A group of Borneo nationalists are mulling a protest in Putrajaya on the federal government's continued refusal to revisit the Malaysian Agreement over complaints that Sabah and Sarawak are being short-changed.
"Why not (protest)? We should do anything that will advance our cause for a solution.
"It is a choice between doing something or doing nothing," Bingkor assemblyperson Jeffrey Kitingan said at a forum on The Malaysian Agreement 1963 in Kuala Lumpur yesterday.
Jeffrey was responding to a suggestion raised at the forum organised by the Sarawak Association for People's Aspiration (Sapa) and Borneo Heritage Foundation.
Jeffrey said the forum was deliberately held in Kuala Lumpur to send a signal to the federal government.
"We are trying to send a message to the federal government to open up and respond.
"Don't leave us hanging and boiling down there (in East Malaysia)," he told journalists later.
He added similar forums were also being held overseas to mobilise support.
Sharing his views on building political momentum, Persatuan Hindraf Malaysia (PHM) chairperson P Waythamoorthy said the group should learn from Hindraf's massive protest in 2007.
"I told them if you do this in Kuching or Kota Kinabalu, they (Putrajaya) can't care less.
"But if you do it in Kuala Lumpur, they get worried, so it's time for them to be worried.
"I was told that there are 120,000 Sarawakians and Sabahans in Johor alone, imagine if you can get 20 percent of them to do a roadshow or whatever," Waythamoorthy told an audience of some 80 people.
Waytha: Sue the British government
Waythamoorthy, who served a short stint as a deputy minister in Najib's cabinet, also suggested that Sabah and Sarawak should consider taking the British government to court for the seemingly lopsided Malaysian Agreement.
He said Hindraf is also suing the British government for bringing Indian immigrants to then Malaya without adequate protection for their rights, resulting in today's marginalised Indian community.
Meanwhile, Sapa president Lina Soo argued that the Malaysian Agreement 1963 was invalid as Sabah and Sarawak were not independent states when they formed the Malaysian Federation.
Soo argued that under the Vienna Convention on the Law of Treaties, only independent states may enter into treaties.

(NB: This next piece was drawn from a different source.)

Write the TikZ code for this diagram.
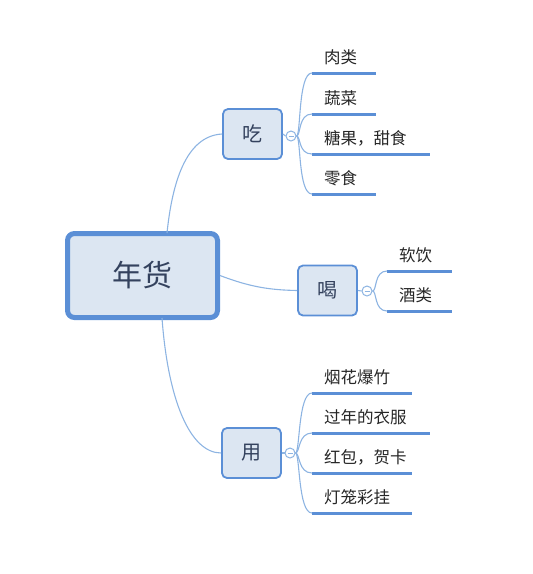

She added that Putrajaya's failure to comply with the agreement's terms - such as the Borneo-nisation (hiring locals only) for the civil service in Sabah and Sarawak - and Singapore's expulsion without consulting the two other partners, also made it void.
Among the other speakers at the forum were Sabah Progressive Party supreme council member Ken Yong, anthropology professor Awang Hasmadi Mois and Angkatan Perubahan Sabah vice-president Kalakau Untol.
Participants at the forum also passed a resolution on the right of self-determination for Sarawak and Sabah.
'Form reconciliation committee'
The motion reads: "We, the peoples of Sarawak and Sabah in the Convention assembled, do hereby unanimously declare and ordain on this 15th day of June 2014 that it is the peoples' wishes that the nation-states of Sabah and Sarawak shall seek the right to self-determination as enshrined in international law on human rights and civil liberties by people of independent states.
"And to do so would protect our citizens' standard of living and re-secure our inalienable rights and freedoms in accordance with the original ideas and beliefs of our founding fathers which have been compromised by the rule of the Malaysian government."
Jeffrey said if this problem was resolved and power was redistributed to Sabah and Sarawak, it would only serve to strengthen the Federation of Malaysia.
To this end, he called for a "Reconciliation and Reform Committee" comprising East Malaysian stakeholders and the federal government.
Sabah and Sarawak have become more assertive in recent years as BN has become more reliant on the two to retain federal power following declining support in Peninsular Malaysia.
BN has often boasted the two are their 'fixed deposits' owing to the large number of parliamentary seats in Borneo.
Umno veteran Tengku Razaleigh Hamzah last year called on Putrajaya to review the 20-point Agreement for Sabah and 18-point Agreement for Sarawak, which are safeguards for the states when forming the Federation of Malaysia.
Tengku Razaleigh, who is the MP for Gua Musang, said the agreements were supposed to have been reviewed 10 years after the formation of Malaysia but this never materialised. However, his call fell on deaf ears.